Extract, from the listing that follows, each line containing the word "this".

> _Data extract_
━━━━━━━━━━━━━━━━

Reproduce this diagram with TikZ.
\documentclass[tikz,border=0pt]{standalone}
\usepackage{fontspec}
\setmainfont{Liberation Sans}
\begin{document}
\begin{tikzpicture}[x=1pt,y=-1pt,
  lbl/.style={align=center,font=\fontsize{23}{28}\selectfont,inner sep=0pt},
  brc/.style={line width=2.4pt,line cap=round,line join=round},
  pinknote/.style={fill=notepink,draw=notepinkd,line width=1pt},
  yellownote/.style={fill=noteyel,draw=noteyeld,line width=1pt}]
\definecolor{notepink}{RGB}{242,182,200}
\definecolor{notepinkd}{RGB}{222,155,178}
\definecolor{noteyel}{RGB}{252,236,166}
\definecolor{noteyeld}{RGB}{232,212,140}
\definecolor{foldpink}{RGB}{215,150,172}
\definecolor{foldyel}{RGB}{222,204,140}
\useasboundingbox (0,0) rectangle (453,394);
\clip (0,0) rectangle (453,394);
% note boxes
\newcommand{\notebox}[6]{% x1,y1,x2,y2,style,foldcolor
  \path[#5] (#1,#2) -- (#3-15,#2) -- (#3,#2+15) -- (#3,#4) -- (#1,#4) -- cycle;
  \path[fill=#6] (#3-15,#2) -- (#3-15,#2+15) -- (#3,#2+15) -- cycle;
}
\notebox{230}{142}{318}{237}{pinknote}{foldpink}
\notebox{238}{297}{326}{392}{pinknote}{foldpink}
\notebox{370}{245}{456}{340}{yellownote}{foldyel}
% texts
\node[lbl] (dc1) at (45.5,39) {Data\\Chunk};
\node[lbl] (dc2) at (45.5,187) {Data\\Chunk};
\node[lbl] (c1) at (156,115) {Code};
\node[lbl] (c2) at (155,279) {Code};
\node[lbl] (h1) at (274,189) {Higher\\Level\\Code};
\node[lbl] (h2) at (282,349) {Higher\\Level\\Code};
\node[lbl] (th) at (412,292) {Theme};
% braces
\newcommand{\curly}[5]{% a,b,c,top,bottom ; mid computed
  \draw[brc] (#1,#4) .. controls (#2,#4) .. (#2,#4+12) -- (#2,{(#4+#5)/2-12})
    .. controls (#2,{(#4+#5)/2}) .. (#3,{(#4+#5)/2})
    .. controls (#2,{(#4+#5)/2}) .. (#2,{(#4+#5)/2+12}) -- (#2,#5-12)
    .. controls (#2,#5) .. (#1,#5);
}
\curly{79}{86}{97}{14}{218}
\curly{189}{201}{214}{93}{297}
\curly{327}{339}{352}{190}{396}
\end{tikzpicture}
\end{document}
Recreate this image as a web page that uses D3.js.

━━━━━━━━━━━━━━━━

> _Finished answer_
Reproduce this diagram with TikZ.
Recreate this image as a web page that uses D3.js.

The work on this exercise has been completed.